TASK TO COMPLETE:
Transcribe every line exactly. Leave the pictures behind.

[start]

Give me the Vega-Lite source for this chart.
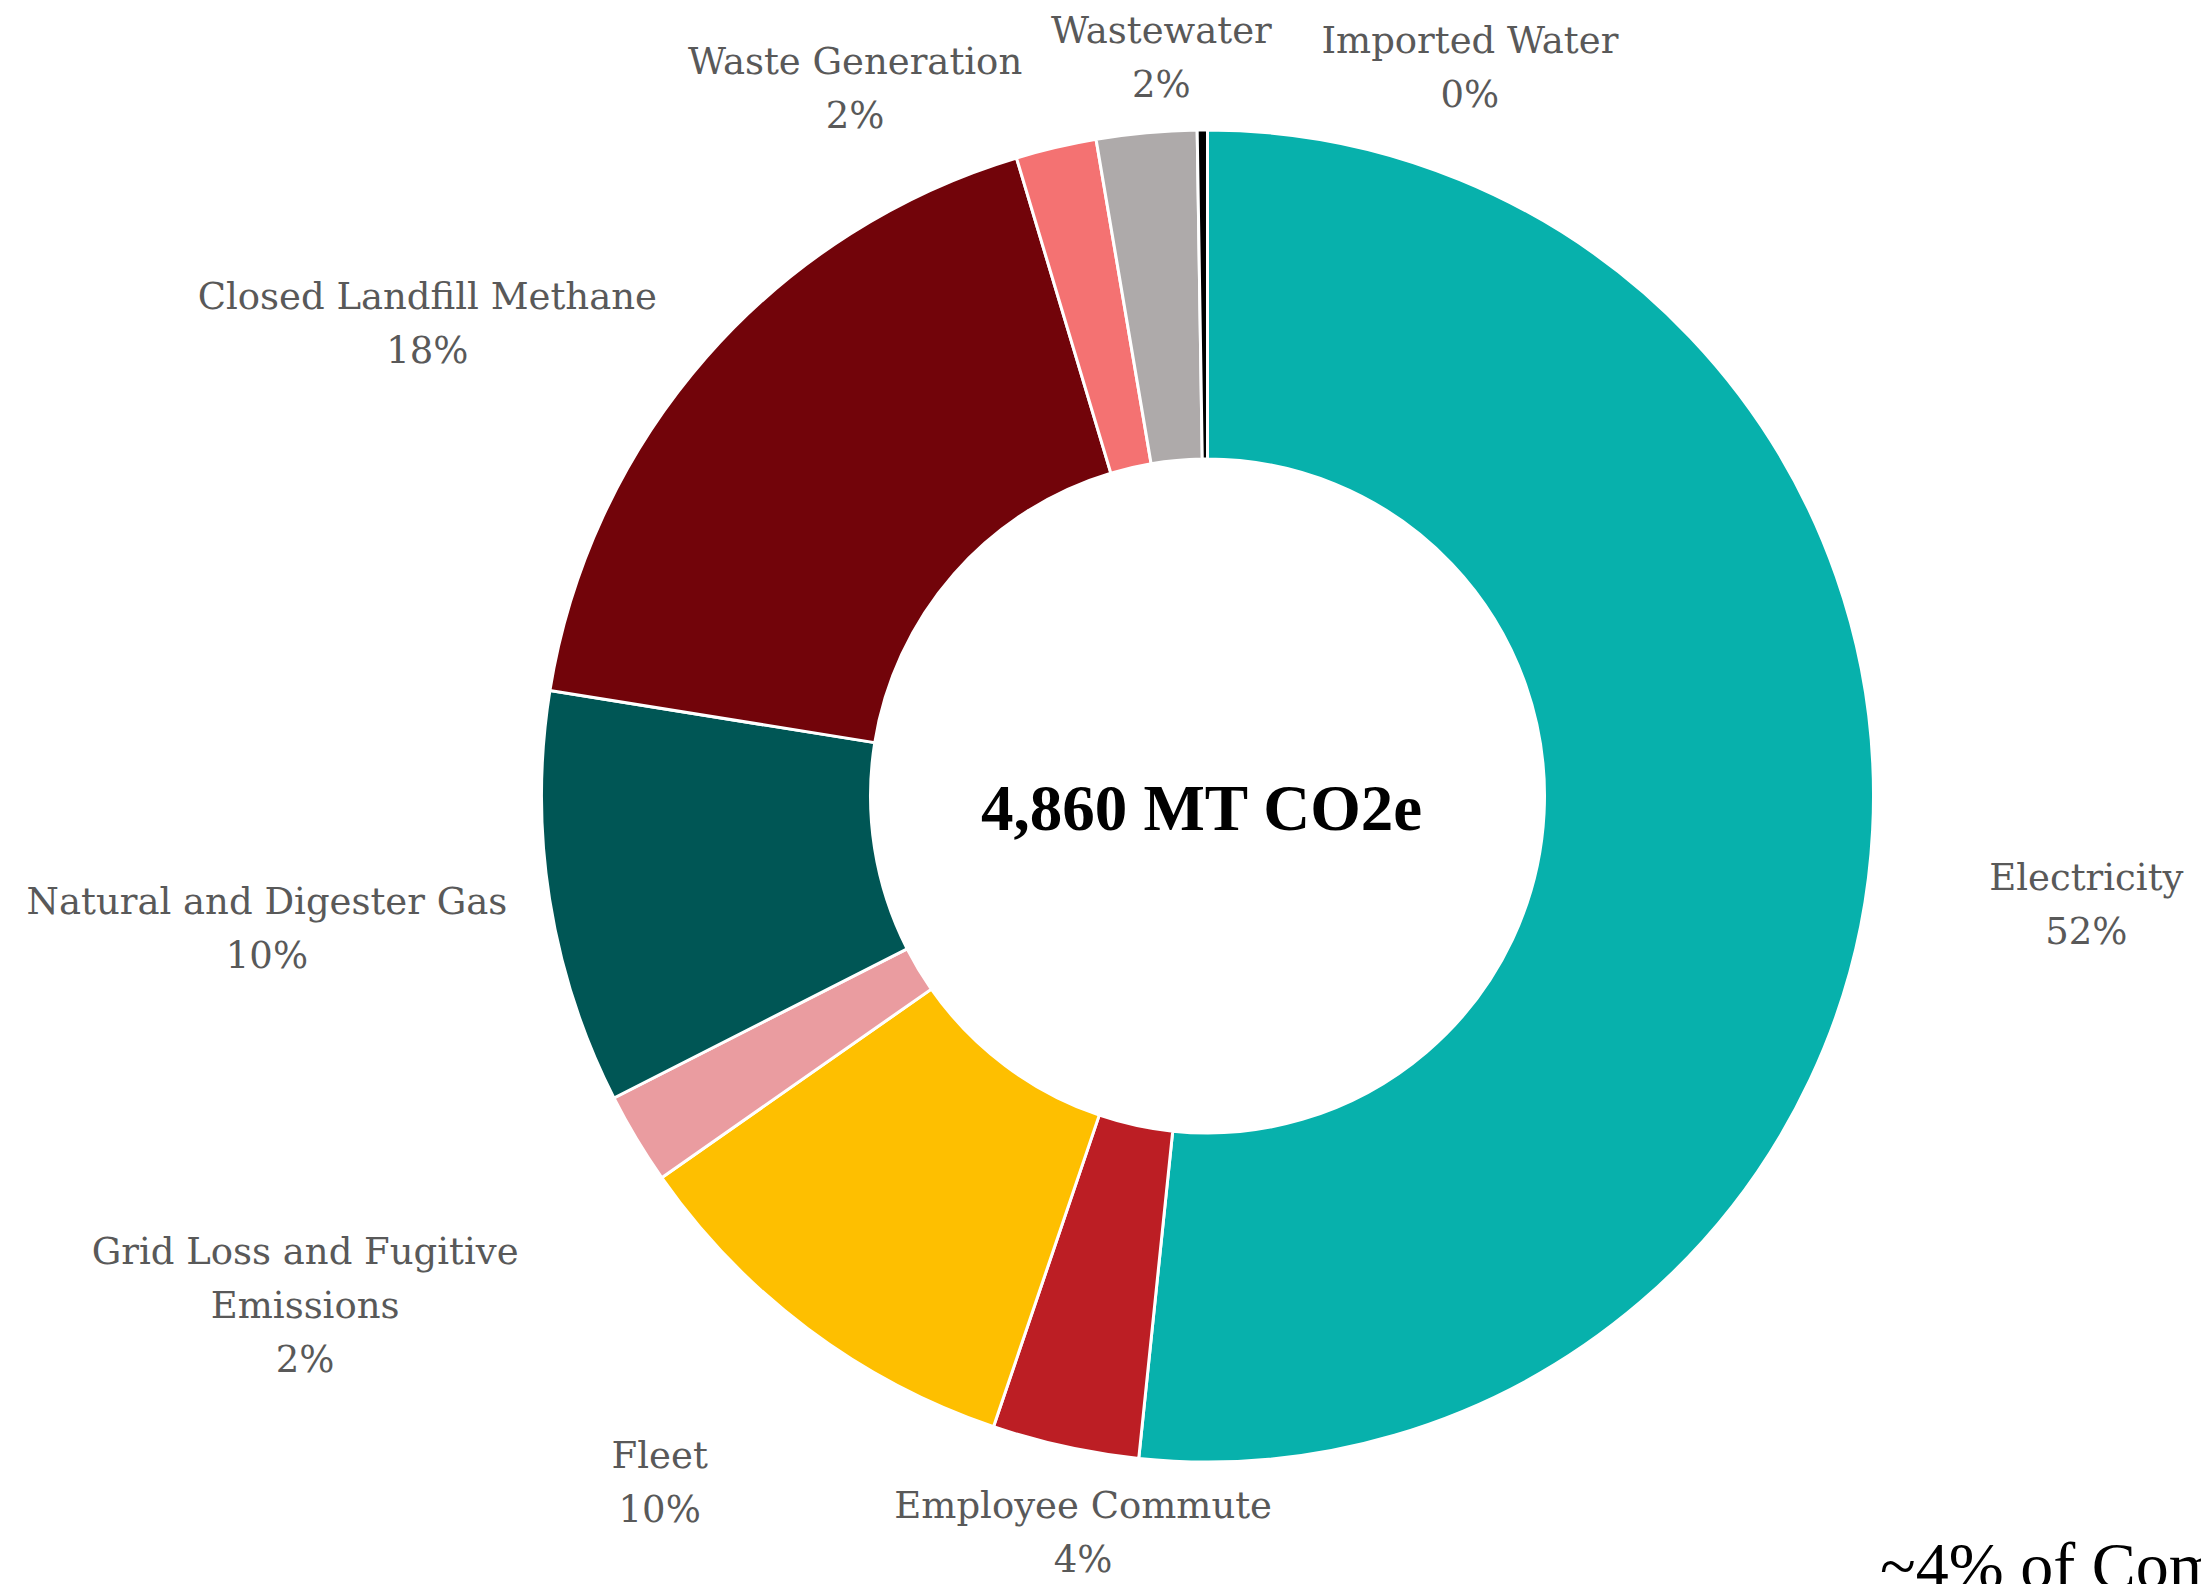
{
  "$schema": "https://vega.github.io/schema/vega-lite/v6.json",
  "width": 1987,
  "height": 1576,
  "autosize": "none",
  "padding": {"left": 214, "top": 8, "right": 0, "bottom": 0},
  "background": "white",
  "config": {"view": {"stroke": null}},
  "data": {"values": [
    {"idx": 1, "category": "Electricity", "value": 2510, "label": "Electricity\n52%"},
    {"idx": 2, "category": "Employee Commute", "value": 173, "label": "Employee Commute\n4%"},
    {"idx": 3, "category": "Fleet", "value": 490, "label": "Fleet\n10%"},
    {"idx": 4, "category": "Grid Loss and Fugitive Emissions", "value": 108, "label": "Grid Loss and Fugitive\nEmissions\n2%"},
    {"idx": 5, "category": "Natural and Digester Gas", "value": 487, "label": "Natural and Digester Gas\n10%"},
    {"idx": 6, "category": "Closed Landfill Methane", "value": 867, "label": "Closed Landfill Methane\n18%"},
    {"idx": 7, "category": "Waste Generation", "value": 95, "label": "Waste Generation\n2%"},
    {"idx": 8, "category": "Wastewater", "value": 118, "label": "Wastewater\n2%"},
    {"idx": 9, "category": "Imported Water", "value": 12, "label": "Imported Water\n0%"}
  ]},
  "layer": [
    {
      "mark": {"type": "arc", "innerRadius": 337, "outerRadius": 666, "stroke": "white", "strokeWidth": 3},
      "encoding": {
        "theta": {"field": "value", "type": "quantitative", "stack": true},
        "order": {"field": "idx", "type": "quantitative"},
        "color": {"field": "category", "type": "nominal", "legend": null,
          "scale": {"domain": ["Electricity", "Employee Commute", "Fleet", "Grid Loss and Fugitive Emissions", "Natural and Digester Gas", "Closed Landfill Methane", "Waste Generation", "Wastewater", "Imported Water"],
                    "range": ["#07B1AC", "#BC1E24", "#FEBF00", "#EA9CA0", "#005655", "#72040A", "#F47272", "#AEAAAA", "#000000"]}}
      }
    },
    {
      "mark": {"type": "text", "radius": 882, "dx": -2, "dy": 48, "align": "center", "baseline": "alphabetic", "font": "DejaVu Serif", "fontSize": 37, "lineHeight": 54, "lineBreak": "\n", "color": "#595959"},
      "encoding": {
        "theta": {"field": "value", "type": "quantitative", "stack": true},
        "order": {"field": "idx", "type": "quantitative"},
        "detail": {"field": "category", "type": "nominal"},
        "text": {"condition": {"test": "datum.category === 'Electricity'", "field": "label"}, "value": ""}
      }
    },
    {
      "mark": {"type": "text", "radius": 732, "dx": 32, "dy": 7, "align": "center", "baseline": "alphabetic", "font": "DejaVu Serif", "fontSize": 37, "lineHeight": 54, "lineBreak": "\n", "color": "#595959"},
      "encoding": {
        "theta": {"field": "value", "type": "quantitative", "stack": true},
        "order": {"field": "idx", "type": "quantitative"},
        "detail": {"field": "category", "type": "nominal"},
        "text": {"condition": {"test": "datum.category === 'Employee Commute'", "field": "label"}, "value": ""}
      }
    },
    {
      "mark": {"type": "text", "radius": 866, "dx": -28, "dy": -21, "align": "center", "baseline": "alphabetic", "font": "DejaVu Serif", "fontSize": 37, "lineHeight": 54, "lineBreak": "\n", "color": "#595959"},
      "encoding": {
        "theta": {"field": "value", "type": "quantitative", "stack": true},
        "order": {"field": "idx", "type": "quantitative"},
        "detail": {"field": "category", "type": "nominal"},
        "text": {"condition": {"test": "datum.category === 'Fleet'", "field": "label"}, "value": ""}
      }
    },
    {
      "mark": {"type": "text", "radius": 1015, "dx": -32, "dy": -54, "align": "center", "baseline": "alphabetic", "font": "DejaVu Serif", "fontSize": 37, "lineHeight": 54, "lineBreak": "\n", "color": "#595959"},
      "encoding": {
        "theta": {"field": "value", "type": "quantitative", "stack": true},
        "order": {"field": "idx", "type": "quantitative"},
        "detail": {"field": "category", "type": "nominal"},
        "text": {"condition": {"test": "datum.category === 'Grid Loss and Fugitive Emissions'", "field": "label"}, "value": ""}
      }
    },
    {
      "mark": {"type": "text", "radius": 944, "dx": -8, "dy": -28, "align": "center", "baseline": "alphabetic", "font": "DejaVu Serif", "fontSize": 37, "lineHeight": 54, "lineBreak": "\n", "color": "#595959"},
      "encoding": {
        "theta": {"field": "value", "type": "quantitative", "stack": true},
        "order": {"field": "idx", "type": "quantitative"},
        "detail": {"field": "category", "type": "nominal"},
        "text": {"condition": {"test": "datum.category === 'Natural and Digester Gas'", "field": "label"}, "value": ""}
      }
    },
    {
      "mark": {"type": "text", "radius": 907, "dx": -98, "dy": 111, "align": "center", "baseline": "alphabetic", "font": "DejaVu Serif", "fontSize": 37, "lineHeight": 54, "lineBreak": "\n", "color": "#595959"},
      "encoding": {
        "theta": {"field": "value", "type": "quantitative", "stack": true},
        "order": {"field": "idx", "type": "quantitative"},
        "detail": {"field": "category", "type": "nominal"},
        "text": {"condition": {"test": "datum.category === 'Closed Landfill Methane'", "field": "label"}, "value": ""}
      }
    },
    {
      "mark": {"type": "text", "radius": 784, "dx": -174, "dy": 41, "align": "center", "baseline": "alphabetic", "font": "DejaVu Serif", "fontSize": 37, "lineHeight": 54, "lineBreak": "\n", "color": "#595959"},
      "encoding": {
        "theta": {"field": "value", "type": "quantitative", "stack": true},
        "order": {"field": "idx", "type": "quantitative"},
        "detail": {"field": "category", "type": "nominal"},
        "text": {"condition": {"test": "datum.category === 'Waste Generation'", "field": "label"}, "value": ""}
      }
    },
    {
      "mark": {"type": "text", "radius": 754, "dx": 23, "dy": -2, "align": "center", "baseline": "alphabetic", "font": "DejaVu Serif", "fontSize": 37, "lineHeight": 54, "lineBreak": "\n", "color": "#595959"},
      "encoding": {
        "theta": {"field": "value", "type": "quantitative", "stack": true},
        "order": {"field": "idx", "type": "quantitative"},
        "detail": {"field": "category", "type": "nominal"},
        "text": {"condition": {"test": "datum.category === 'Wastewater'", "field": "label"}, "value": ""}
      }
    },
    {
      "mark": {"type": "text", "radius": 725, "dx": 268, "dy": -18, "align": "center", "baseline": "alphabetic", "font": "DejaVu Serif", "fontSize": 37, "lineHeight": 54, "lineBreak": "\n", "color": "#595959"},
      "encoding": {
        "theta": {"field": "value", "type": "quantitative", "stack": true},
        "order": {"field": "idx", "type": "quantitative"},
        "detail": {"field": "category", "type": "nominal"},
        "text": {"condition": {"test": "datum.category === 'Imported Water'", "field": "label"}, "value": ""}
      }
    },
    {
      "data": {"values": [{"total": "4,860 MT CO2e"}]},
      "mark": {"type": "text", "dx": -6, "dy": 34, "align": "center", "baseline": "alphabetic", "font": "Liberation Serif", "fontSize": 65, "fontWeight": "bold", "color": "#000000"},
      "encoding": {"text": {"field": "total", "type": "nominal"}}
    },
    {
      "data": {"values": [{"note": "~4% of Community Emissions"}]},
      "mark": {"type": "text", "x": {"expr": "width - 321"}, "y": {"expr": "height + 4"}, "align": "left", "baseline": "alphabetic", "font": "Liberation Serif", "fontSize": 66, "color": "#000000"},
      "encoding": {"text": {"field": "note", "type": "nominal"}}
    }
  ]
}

[end]

ANSWER TO THE TASK:
Give me the Vega-Lite source for this chart.
{
  "$schema": "https://vega.github.io/schema/vega-lite/v6.json",
  "width": 1987,
  "height": 1576,
  "autosize": "none",
  "padding": {"left": 214, "top": 8, "right": 0, "bottom": 0},
  "background": "white",
  "config": {"view": {"stroke": null}},
  "data": {"values": [
    {"idx": 1, "category": "Electricity", "value": 2510, "label": "Electricity\n52%"},
    {"idx": 2, "category": "Employee Commute", "value": 173, "label": "Employee Commute\n4%"},
    {"idx": 3, "category": "Fleet", "value": 490, "label": "Fleet\n10%"},
    {"idx": 4, "category": "Grid Loss and Fugitive Emissions", "value": 108, "label": "Grid Loss and Fugitive\nEmissions\n2%"},
    {"idx": 5, "category": "Natural and Digester Gas", "value": 487, "label": "Natural and Digester Gas\n10%"},
    {"idx": 6, "category": "Closed Landfill Methane", "value": 867, "label": "Closed Landfill Methane\n18%"},
    {"idx": 7, "category": "Waste Generation", "value": 95, "label": "Waste Generation\n2%"},
    {"idx": 8, "category": "Wastewater", "value": 118, "label": "Wastewater\n2%"},
    {"idx": 9, "category": "Imported Water", "value": 12, "label": "Imported Water\n0%"}
  ]},
  "layer": [
    {
      "mark": {"type": "arc", "innerRadius": 337, "outerRadius": 666, "stroke": "white", "strokeWidth": 3},
      "encoding": {
        "theta": {"field": "value", "type": "quantitative", "stack": true},
        "order": {"field": "idx", "type": "quantitative"},
        "color": {"field": "category", "type": "nominal", "legend": null,
          "scale": {"domain": ["Electricity", "Employee Commute", "Fleet", "Grid Loss and Fugitive Emissions", "Natural and Digester Gas", "Closed Landfill Methane", "Waste Generation", "Wastewater", "Imported Water"],
                    "range": ["#07B1AC", "#BC1E24", "#FEBF00", "#EA9CA0", "#005655", "#72040A", "#F47272", "#AEAAAA", "#000000"]}}
      }
    },
    {
      "mark": {"type": "text", "radius": 882, "dx": -2, "dy": 48, "align": "center", "baseline": "alphabetic", "font": "DejaVu Serif", "fontSize": 37, "lineHeight": 54, "lineBreak": "\n", "color": "#595959"},
      "encoding": {
        "theta": {"field": "value", "type": "quantitative", "stack": true},
        "order": {"field": "idx", "type": "quantitative"},
        "detail": {"field": "category", "type": "nominal"},
        "text": {"condition": {"test": "datum.category === 'Electricity'", "field": "label"}, "value": ""}
      }
    },
    {
      "mark": {"type": "text", "radius": 732, "dx": 32, "dy": 7, "align": "center", "baseline": "alphabetic", "font": "DejaVu Serif", "fontSize": 37, "lineHeight": 54, "lineBreak": "\n", "color": "#595959"},
      "encoding": {
        "theta": {"field": "value", "type": "quantitative", "stack": true},
        "order": {"field": "idx", "type": "quantitative"},
        "detail": {"field": "category", "type": "nominal"},
        "text": {"condition": {"test": "datum.category === 'Employee Commute'", "field": "label"}, "value": ""}
      }
    },
    {
      "mark": {"type": "text", "radius": 866, "dx": -28, "dy": -21, "align": "center", "baseline": "alphabetic", "font": "DejaVu Serif", "fontSize": 37, "lineHeight": 54, "lineBreak": "\n", "color": "#595959"},
      "encoding": {
        "theta": {"field": "value", "type": "quantitative", "stack": true},
        "order": {"field": "idx", "type": "quantitative"},
        "detail": {"field": "category", "type": "nominal"},
        "text": {"condition": {"test": "datum.category === 'Fleet'", "field": "label"}, "value": ""}
      }
    },
    {
      "mark": {"type": "text", "radius": 1015, "dx": -32, "dy": -54, "align": "center", "baseline": "alphabetic", "font": "DejaVu Serif", "fontSize": 37, "lineHeight": 54, "lineBreak": "\n", "color": "#595959"},
      "encoding": {
        "theta": {"field": "value", "type": "quantitative", "stack": true},
        "order": {"field": "idx", "type": "quantitative"},
        "detail": {"field": "category", "type": "nominal"},
        "text": {"condition": {"test": "datum.category === 'Grid Loss and Fugitive Emissions'", "field": "label"}, "value": ""}
      }
    },
    {
      "mark": {"type": "text", "radius": 944, "dx": -8, "dy": -28, "align": "center", "baseline": "alphabetic", "font": "DejaVu Serif", "fontSize": 37, "lineHeight": 54, "lineBreak": "\n", "color": "#595959"},
      "encoding": {
        "theta": {"field": "value", "type": "quantitative", "stack": true},
        "order": {"field": "idx", "type": "quantitative"},
        "detail": {"field": "category", "type": "nominal"},
        "text": {"condition": {"test": "datum.category === 'Natural and Digester Gas'", "field": "label"}, "value": ""}
      }
    },
    {
      "mark": {"type": "text", "radius": 907, "dx": -98, "dy": 111, "align": "center", "baseline": "alphabetic", "font": "DejaVu Serif", "fontSize": 37, "lineHeight": 54, "lineBreak": "\n", "color": "#595959"},
      "encoding": {
        "theta": {"field": "value", "type": "quantitative", "stack": true},
        "order": {"field": "idx", "type": "quantitative"},
        "detail": {"field": "category", "type": "nominal"},
        "text": {"condition": {"test": "datum.category === 'Closed Landfill Methane'", "field": "label"}, "value": ""}
      }
    },
    {
      "mark": {"type": "text", "radius": 784, "dx": -174, "dy": 41, "align": "center", "baseline": "alphabetic", "font": "DejaVu Serif", "fontSize": 37, "lineHeight": 54, "lineBreak": "\n", "color": "#595959"},
      "encoding": {
        "theta": {"field": "value", "type": "quantitative", "stack": true},
        "order": {"field": "idx", "type": "quantitative"},
        "detail": {"field": "category", "type": "nominal"},
        "text": {"condition": {"test": "datum.category === 'Waste Generation'", "field": "label"}, "value": ""}
      }
    },
    {
      "mark": {"type": "text", "radius": 754, "dx": 23, "dy": -2, "align": "center", "baseline": "alphabetic", "font": "DejaVu Serif", "fontSize": 37, "lineHeight": 54, "lineBreak": "\n", "color": "#595959"},
      "encoding": {
        "theta": {"field": "value", "type": "quantitative", "stack": true},
        "order": {"field": "idx", "type": "quantitative"},
        "detail": {"field": "category", "type": "nominal"},
        "text": {"condition": {"test": "datum.category === 'Wastewater'", "field": "label"}, "value": ""}
      }
    },
    {
      "mark": {"type": "text", "radius": 725, "dx": 268, "dy": -18, "align": "center", "baseline": "alphabetic", "font": "DejaVu Serif", "fontSize": 37, "lineHeight": 54, "lineBreak": "\n", "color": "#595959"},
      "encoding": {
        "theta": {"field": "value", "type": "quantitative", "stack": true},
        "order": {"field": "idx", "type": "quantitative"},
        "detail": {"field": "category", "type": "nominal"},
        "text": {"condition": {"test": "datum.category === 'Imported Water'", "field": "label"}, "value": ""}
      }
    },
    {
      "data": {"values": [{"total": "4,860 MT CO2e"}]},
      "mark": {"type": "text", "dx": -6, "dy": 34, "align": "center", "baseline": "alphabetic", "font": "Liberation Serif", "fontSize": 65, "fontWeight": "bold", "color": "#000000"},
      "encoding": {"text": {"field": "total", "type": "nominal"}}
    },
    {
      "data": {"values": [{"note": "~4% of Community Emissions"}]},
      "mark": {"type": "text", "x": {"expr": "width - 321"}, "y": {"expr": "height + 4"}, "align": "left", "baseline": "alphabetic", "font": "Liberation Serif", "fontSize": 66, "color": "#000000"},
      "encoding": {"text": {"field": "note", "type": "nominal"}}
    }
  ]
}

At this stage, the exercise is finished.